— Begin Data for this task —

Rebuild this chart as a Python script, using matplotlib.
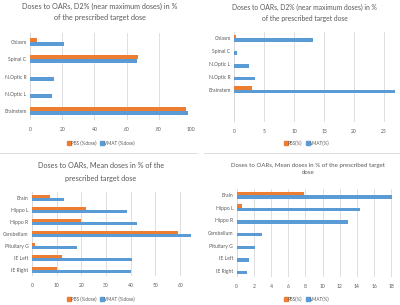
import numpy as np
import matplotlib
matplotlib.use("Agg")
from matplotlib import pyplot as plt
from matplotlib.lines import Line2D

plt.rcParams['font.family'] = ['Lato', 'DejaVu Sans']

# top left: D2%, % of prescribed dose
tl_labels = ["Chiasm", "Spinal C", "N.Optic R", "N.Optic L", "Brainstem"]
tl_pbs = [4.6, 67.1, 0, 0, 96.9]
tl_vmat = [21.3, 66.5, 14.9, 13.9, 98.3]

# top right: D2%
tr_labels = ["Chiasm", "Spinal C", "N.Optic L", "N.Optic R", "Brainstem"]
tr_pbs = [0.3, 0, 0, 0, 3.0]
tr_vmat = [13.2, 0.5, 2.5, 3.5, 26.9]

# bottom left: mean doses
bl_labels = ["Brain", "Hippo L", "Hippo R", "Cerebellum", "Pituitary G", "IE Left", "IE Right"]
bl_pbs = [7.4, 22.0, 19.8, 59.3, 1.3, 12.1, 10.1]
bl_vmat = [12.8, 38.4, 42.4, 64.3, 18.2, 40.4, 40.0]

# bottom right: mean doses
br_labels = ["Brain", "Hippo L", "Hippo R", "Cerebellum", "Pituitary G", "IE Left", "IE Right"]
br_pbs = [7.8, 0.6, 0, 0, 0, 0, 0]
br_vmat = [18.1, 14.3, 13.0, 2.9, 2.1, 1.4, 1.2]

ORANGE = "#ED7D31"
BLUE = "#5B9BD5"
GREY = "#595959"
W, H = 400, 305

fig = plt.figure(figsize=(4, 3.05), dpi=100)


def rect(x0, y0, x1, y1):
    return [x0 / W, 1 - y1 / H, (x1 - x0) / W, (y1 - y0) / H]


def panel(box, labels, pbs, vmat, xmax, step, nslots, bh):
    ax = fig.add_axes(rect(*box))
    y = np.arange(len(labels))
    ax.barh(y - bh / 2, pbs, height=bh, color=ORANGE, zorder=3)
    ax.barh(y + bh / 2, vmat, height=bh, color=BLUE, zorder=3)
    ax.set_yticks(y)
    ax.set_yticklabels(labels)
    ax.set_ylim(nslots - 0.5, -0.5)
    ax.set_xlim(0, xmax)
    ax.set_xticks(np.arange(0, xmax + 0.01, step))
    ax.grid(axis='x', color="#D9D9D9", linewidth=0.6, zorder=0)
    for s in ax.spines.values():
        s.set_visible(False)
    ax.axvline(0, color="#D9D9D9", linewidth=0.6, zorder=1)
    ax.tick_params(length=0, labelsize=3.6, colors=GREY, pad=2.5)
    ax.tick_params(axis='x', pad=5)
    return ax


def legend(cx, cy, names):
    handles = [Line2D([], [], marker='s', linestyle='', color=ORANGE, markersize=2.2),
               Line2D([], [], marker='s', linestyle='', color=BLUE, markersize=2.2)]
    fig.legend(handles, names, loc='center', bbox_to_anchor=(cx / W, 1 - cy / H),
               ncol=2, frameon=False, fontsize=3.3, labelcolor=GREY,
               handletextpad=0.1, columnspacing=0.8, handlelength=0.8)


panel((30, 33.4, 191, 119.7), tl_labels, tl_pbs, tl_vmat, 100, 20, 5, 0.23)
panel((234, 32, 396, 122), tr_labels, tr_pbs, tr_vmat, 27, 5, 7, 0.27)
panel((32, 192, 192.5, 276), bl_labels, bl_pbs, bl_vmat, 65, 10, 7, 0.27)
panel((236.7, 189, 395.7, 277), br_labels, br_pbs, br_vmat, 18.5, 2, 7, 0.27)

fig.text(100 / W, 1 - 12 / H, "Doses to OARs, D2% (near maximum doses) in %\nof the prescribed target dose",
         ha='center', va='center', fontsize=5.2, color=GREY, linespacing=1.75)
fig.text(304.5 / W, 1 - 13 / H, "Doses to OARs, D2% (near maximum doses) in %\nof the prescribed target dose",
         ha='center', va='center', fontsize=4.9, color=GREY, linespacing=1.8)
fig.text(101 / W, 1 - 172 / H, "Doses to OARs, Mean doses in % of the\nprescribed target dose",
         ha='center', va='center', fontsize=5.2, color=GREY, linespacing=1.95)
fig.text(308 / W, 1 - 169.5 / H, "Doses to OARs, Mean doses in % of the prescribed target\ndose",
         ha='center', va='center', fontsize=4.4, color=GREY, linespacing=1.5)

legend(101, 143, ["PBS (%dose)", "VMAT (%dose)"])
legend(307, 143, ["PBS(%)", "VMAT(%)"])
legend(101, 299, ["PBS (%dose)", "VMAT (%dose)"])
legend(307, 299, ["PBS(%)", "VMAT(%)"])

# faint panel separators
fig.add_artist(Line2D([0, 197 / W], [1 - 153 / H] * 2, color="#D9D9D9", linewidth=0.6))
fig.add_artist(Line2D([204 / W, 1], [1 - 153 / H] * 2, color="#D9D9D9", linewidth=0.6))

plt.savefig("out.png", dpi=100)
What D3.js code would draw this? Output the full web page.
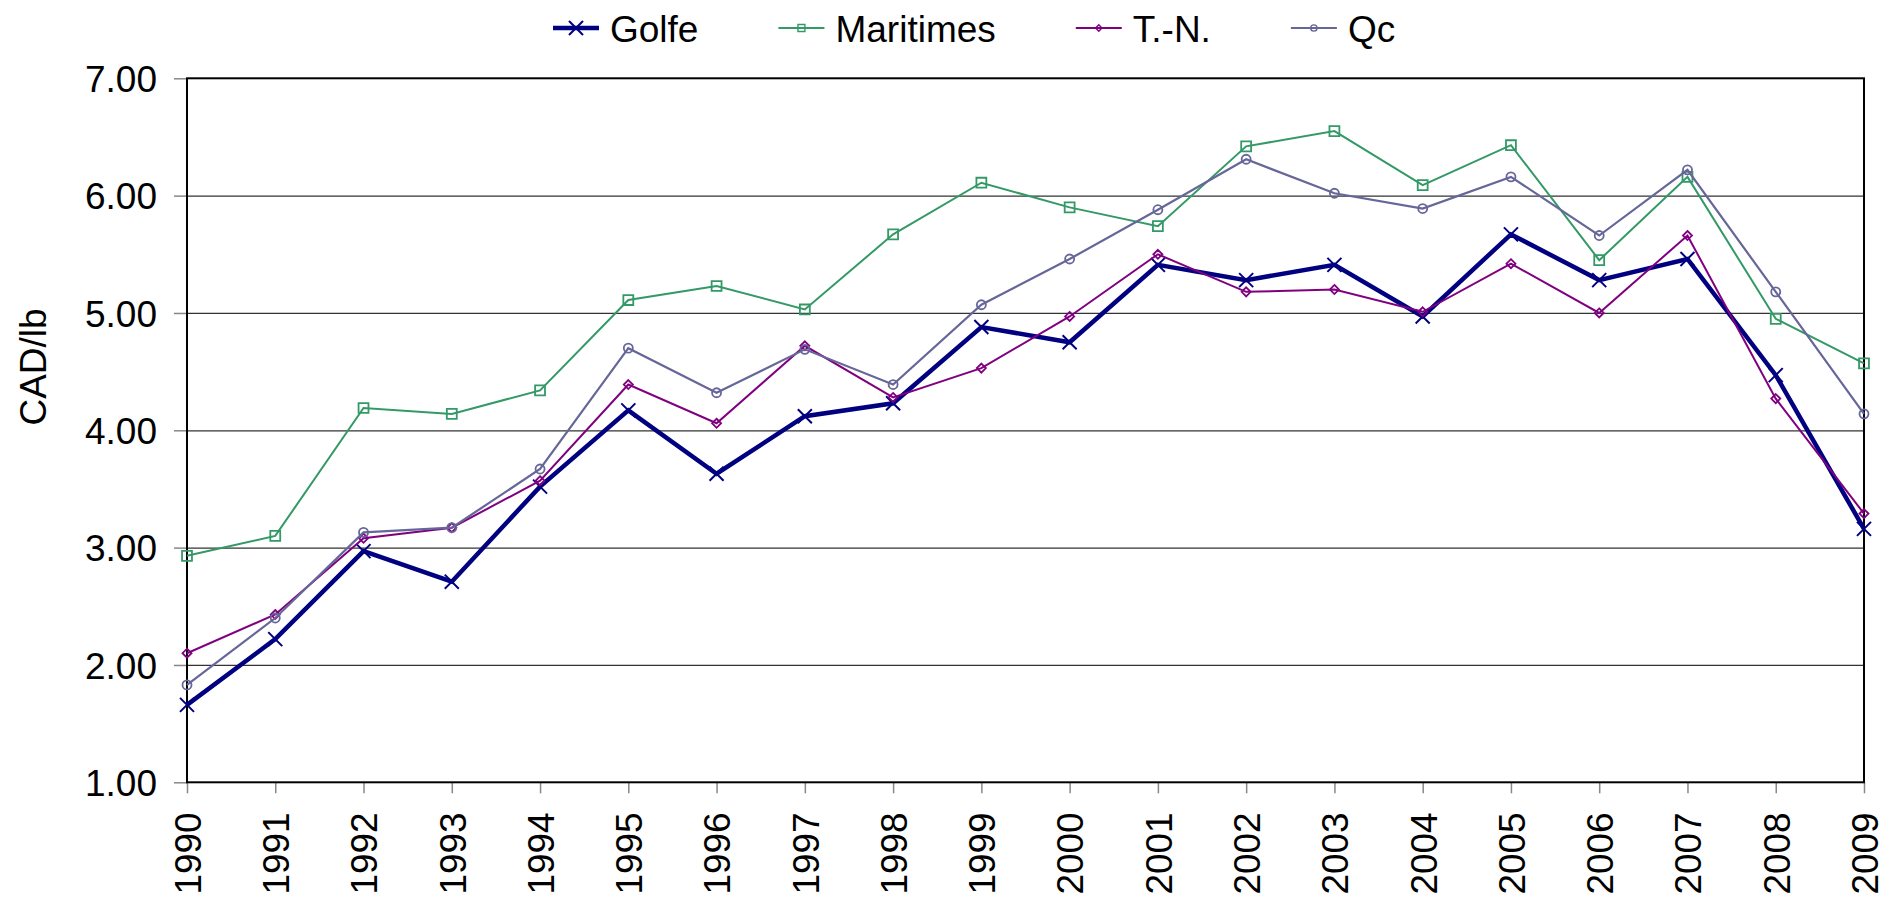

— End Data for this task —

Images in the records should not be copied. Repeat all the rest exactly.

*Task output*.
Rebuild this chart as a Python script, using matplotlib.
import numpy as np
import matplotlib
matplotlib.use("Agg")
from matplotlib import pyplot as plt
from matplotlib.lines import Line2D

plt.rcParams['font.family'] = ['Lato', 'DejaVu Sans']

# top left: D2%, % of prescribed dose
tl_labels = ["Chiasm", "Spinal C", "N.Optic R", "N.Optic L", "Brainstem"]
tl_pbs = [4.6, 67.1, 0, 0, 96.9]
tl_vmat = [21.3, 66.5, 14.9, 13.9, 98.3]

# top right: D2%
tr_labels = ["Chiasm", "Spinal C", "N.Optic L", "N.Optic R", "Brainstem"]
tr_pbs = [0.3, 0, 0, 0, 3.0]
tr_vmat = [13.2, 0.5, 2.5, 3.5, 26.9]

# bottom left: mean doses
bl_labels = ["Brain", "Hippo L", "Hippo R", "Cerebellum", "Pituitary G", "IE Left", "IE Right"]
bl_pbs = [7.4, 22.0, 19.8, 59.3, 1.3, 12.1, 10.1]
bl_vmat = [12.8, 38.4, 42.4, 64.3, 18.2, 40.4, 40.0]

# bottom right: mean doses
br_labels = ["Brain", "Hippo L", "Hippo R", "Cerebellum", "Pituitary G", "IE Left", "IE Right"]
br_pbs = [7.8, 0.6, 0, 0, 0, 0, 0]
br_vmat = [18.1, 14.3, 13.0, 2.9, 2.1, 1.4, 1.2]

ORANGE = "#ED7D31"
BLUE = "#5B9BD5"
GREY = "#595959"
W, H = 400, 305

fig = plt.figure(figsize=(4, 3.05), dpi=100)


def rect(x0, y0, x1, y1):
    return [x0 / W, 1 - y1 / H, (x1 - x0) / W, (y1 - y0) / H]


def panel(box, labels, pbs, vmat, xmax, step, nslots, bh):
    ax = fig.add_axes(rect(*box))
    y = np.arange(len(labels))
    ax.barh(y - bh / 2, pbs, height=bh, color=ORANGE, zorder=3)
    ax.barh(y + bh / 2, vmat, height=bh, color=BLUE, zorder=3)
    ax.set_yticks(y)
    ax.set_yticklabels(labels)
    ax.set_ylim(nslots - 0.5, -0.5)
    ax.set_xlim(0, xmax)
    ax.set_xticks(np.arange(0, xmax + 0.01, step))
    ax.grid(axis='x', color="#D9D9D9", linewidth=0.6, zorder=0)
    for s in ax.spines.values():
        s.set_visible(False)
    ax.axvline(0, color="#D9D9D9", linewidth=0.6, zorder=1)
    ax.tick_params(length=0, labelsize=3.6, colors=GREY, pad=2.5)
    ax.tick_params(axis='x', pad=5)
    return ax


def legend(cx, cy, names):
    handles = [Line2D([], [], marker='s', linestyle='', color=ORANGE, markersize=2.2),
               Line2D([], [], marker='s', linestyle='', color=BLUE, markersize=2.2)]
    fig.legend(handles, names, loc='center', bbox_to_anchor=(cx / W, 1 - cy / H),
               ncol=2, frameon=False, fontsize=3.3, labelcolor=GREY,
               handletextpad=0.1, columnspacing=0.8, handlelength=0.8)


panel((30, 33.4, 191, 119.7), tl_labels, tl_pbs, tl_vmat, 100, 20, 5, 0.23)
panel((234, 32, 396, 122), tr_labels, tr_pbs, tr_vmat, 27, 5, 7, 0.27)
panel((32, 192, 192.5, 276), bl_labels, bl_pbs, bl_vmat, 65, 10, 7, 0.27)
panel((236.7, 189, 395.7, 277), br_labels, br_pbs, br_vmat, 18.5, 2, 7, 0.27)

fig.text(100 / W, 1 - 12 / H, "Doses to OARs, D2% (near maximum doses) in %\nof the prescribed target dose",
         ha='center', va='center', fontsize=5.2, color=GREY, linespacing=1.75)
fig.text(304.5 / W, 1 - 13 / H, "Doses to OARs, D2% (near maximum doses) in %\nof the prescribed target dose",
         ha='center', va='center', fontsize=4.9, color=GREY, linespacing=1.8)
fig.text(101 / W, 1 - 172 / H, "Doses to OARs, Mean doses in % of the\nprescribed target dose",
         ha='center', va='center', fontsize=5.2, color=GREY, linespacing=1.95)
fig.text(308 / W, 1 - 169.5 / H, "Doses to OARs, Mean doses in % of the prescribed target\ndose",
         ha='center', va='center', fontsize=4.4, color=GREY, linespacing=1.5)

legend(101, 143, ["PBS (%dose)", "VMAT (%dose)"])
legend(307, 143, ["PBS(%)", "VMAT(%)"])
legend(101, 299, ["PBS (%dose)", "VMAT (%dose)"])
legend(307, 299, ["PBS(%)", "VMAT(%)"])

# faint panel separators
fig.add_artist(Line2D([0, 197 / W], [1 - 153 / H] * 2, color="#D9D9D9", linewidth=0.6))
fig.add_artist(Line2D([204 / W, 1], [1 - 153 / H] * 2, color="#D9D9D9", linewidth=0.6))

plt.savefig("out.png", dpi=100)
What D3.js code would draw this? Output the full web page.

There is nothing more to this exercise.